How does a book get written?
The Private Life of Books is a sequence of six poems composed over a period of fourteen years. Even that single sentence conceals as much as it discloses. In my personal and professional life I look at books and think about them. The Private Life of Books is that thinking put down on paper. The title poem has its origins in a worn, heavily annotated book that came across my desk one day. The other poems in the sequence are about the idea of books as much as they are about (or for) people whom I have known, as reader, writer, bookseller, and friend. I wrote the first poem in August 2001, and part of the second poem (How books are made) a year or so later. Then there was a long interval of silence. After four years, I knew how to finish the second poem, and to begin or write three more within a year (two marking the deaths of friends). I had sent these off to various journals as they were written, to further silence. The poems are unrhymed irregular sonnets somewhat after the manner of Ted Berrigan. There are no footnotes to any of the poems.
The photographs are inseparable from the book. Paul Schütze, an Australian-born artist long resident in London, explores perception and the senses. His art encompasses music, photography, and scent. Some years ago he began a series of nocturnes, photographs by ambient or diminishing light at the John Soane Museum, at booksellers Maggs Bros. (then in Berkeley Square), and in other interesting spaces. Ed Maggs introduced us and the collaboration on The Private Life of Books is the result. I asked Jerry Kelly to design the book, and he was resilient enough to incorporate a sixth, unexpected poem written while the book was in proof.
In September 2014, the first edition was published. The reviewer for The Book Collector caught the mood: “marvellously sombre”. Another reader described The Private Life of Books as a Gesamtkunstwerk in book form.
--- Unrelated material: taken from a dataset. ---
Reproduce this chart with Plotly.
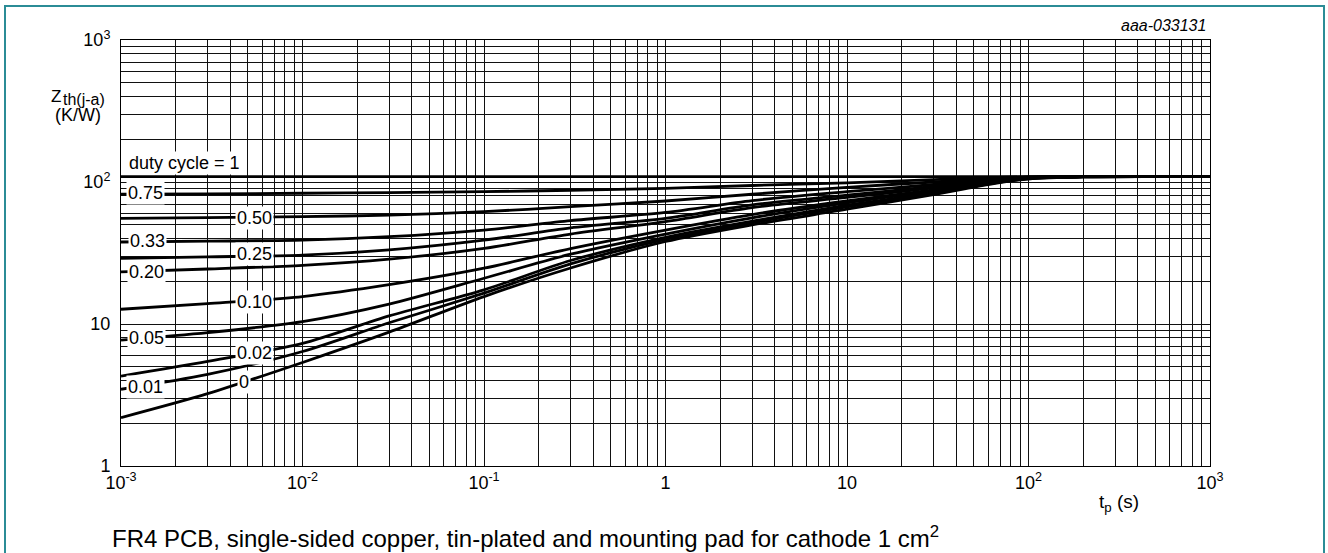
import numpy as np
import plotly.graph_objects as go

# ---------------- data ----------------
t_s = [1e-3, 3e-3, 1e-2, 3e-2, 0.1, 0.3, 1, 3, 10, 30, 60, 100, 200, 1000]

z_d100 = [109, 109, 109, 109, 109, 109, 109, 109, 109, 109, 109, 109, 109, 109]
z_d075 = [82, 82.6, 83.3, 84.2, 85.5, 87.5, 90.3, 94.5, 98.6, 104, 107.5, 108.7, 109, 109]
z_d050 = [55.5, 56.2, 57, 58.5, 61.8, 67, 73.5, 82, 91.8, 100, 105.5, 108.3, 109, 109]
z_d033 = [37.8, 38.3, 39, 41.2, 45.9, 53.5, 61, 74, 85.5, 96, 104, 108, 109, 109]
z_d025 = [29.0, 29.7, 30.6, 33.3, 39, 47.5, 55.5, 69, 80.9, 93, 102.5, 107.5, 109, 109]
z_d020 = [23.3, 24.4, 25.9, 28.6, 34.1, 43, 52.6, 66, 77.8, 91, 101.5, 107.3, 109, 109]
z_d010 = [12.7, 13.9, 15.6, 18.9, 24.7, 34, 45.9, 59, 73.5, 88, 99.5, 107, 109, 109]
z_d005 = [7.7, 8.7, 10.4, 13.8, 21, 31, 43, 56, 71.3, 86, 98.5, 106.5, 109, 109]
z_d002 = [4.3, 5.45, 7.3, 11.4, 17.4, 28, 40.8, 53, 68.6, 84, 97.5, 106, 108.8, 109]
z_d001 = [3.47, 4.42, 6.4, 10.2, 16.5, 26.5, 39.4, 51.5, 66.9, 83, 97, 105.8, 108.8, 109]
z_d000 = [2.19, 3.23, 5.36, 8.76, 15.6, 24.8, 38.1, 49.9, 64.3, 81.5, 96, 105, 108.6, 109]

curve_sets = [z_d100, z_d075, z_d050, z_d033, z_d025, z_d020,
              z_d010, z_d005, z_d002, z_d001, z_d000]

# curve labels and where they sit (time, Zth)
label_text = ["duty cycle = 1", "0.75", "0.50", "0.33", "0.25", "0.20",
              "0.10", "0.05", "0.02", "0.01", "0"]
label_t = [2.24e-3, 1.37e-3, 5.42e-3, 1.40e-3, 5.47e-3, 1.39e-3,
           5.42e-3, 1.38e-3, 5.42e-3, 1.37e-3, 4.74e-3]
label_z = [135.5, 83.3, 55.8, 38.6, 31.1, 23.4, 14.4, 7.93, 6.22, 3.58, 3.92]

x_tickvals = [1e-3, 1e-2, 1e-1, 1, 10, 100, 1000]
x_ticktext = ["10<sup>-3</sup>", "10<sup>-2</sup>", "10<sup>-1</sup>", "1", "10",
              "10<sup>2</sup>", "10<sup>3</sup>"]
y_tickvals = [1, 10, 100, 1000]
y_ticktext = ["1", "10", "10<sup>2</sup>", "10<sup>3</sup>"]

x_minor = [m * 10.0 ** e for e in range(-3, 3) for m in range(2, 10)]
y_minor = [m * 10.0 ** e for e in range(0, 3) for m in range(2, 10)]

# ---------------- figure ----------------
FONT = "Liberation Sans, Arial, sans-serif"
W, H = 1328, 553
L, R, T, B = 121, 118, 40, 87
PW, PH = W - L - R, H - T - B


def px_to_paper(px, py):
    return (px - L) / PW, (H - B - py) / PH


fig = go.Figure()
for z in curve_sets:
    fig.add_trace(go.Scatter(x=t_s, y=z, mode="lines",
                             line=dict(color="black", width=2.8, shape="spline", smoothing=0.8),
                             hoverinfo="skip", showlegend=False))

grid_col = "#111111"
fig.update_xaxes(type="log", range=[-3, 3], tickmode="array", tickvals=x_tickvals,
                 ticktext=x_ticktext, showgrid=True, gridcolor=grid_col, gridwidth=1,
                 minor=dict(tickmode="array", tickvals=x_minor, showgrid=True,
                            gridcolor=grid_col, gridwidth=1, ticks=""),
                 showline=True, linecolor="black", linewidth=1, mirror=True,
                 ticks="", zeroline=False, tickfont=dict(family=FONT, size=18, color="black"))
fig.update_yaxes(type="log", range=[0, 3], tickmode="array", tickvals=y_tickvals,
                 ticktext=y_ticktext, showgrid=True, gridcolor=grid_col, gridwidth=1,
                 minor=dict(tickmode="array", tickvals=y_minor, showgrid=True,
                            gridcolor=grid_col, gridwidth=1, ticks=""),
                 showline=True, linecolor="black", linewidth=1, mirror=True,
                 ticks="", zeroline=False, ticklabelstandoff=6,
                 tickfont=dict(family=FONT, size=18, color="black"))

annotations = []
for txt, lt, lz in zip(label_text, label_t, label_z):
    annotations.append(dict(x=np.log10(lt), y=np.log10(lz), xref="x", yref="y",
                            xanchor="center", yanchor="middle",
                            text=txt, showarrow=False, bgcolor="white", borderpad=1,
                            font=dict(family=FONT, size=18, color="black")))


def paper_text(px, py, text, size, xanchor="center", italic=False):
    ax, ay = px_to_paper(px, py)
    annotations.append(dict(x=ax, y=ay, xref="paper", yref="paper", text=text,
                            xanchor=xanchor, yanchor="middle", showarrow=False,
                            font=dict(family=FONT, size=size, color="black",
                                      style="italic" if italic else "normal")))


paper_text(56, 96, "Z", 17)
paper_text(61, 99.5, "th(j-a)", 16, xanchor="left")
paper_text(77.5, 115, "(K/W)", 18)
paper_text(1119, 503, "t<sub>p</sub> (s)", 19)
paper_text(1208, 26, "aaa-033131", 16, xanchor="right", italic=True)
paper_text(110, 537, "FR4 PCB, single-sided copper, tin-plated and mounting pad for cathode 1 cm<sup>2</sup>",
           24, xanchor="left")

x0, y1 = px_to_paper(5, 6)
x1, y0 = px_to_paper(1324, 570)
fig.add_shape(type="rect", xref="paper", yref="paper", x0=x0, x1=x1, y0=y0, y1=y1,
              line=dict(color="#2b8c96", width=2), layer="above")

fig.update_layout(width=W, height=H, margin=dict(l=L, r=R, t=T, b=B, pad=0),
                  paper_bgcolor="white", plot_bgcolor="white",
                  annotations=annotations, showlegend=False)

fig.write_html("out.html", config={"displayModeBar": False},
               post_script="document.body.style.margin='0px';")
One of the original subscribers was Dan Wechsler, producer of The Booksellers, a documentary on the world of rare books in New York City. Director D.W. Young asked me to read the title poem in various shops and offices during the production of the film. Each take was successful, except for the intrusion of unmistakable New York sounds: a police siren, the whir of an air conditioner, or a door slamming in the distance. So, late in the process, I made a recording in a studio, which was used as the concluding voiceover to the film.
This second edition of The Private Life of Books, also designed by Jerry Kelly, includes all the photographs of the original edition in smaller format. Happy reading!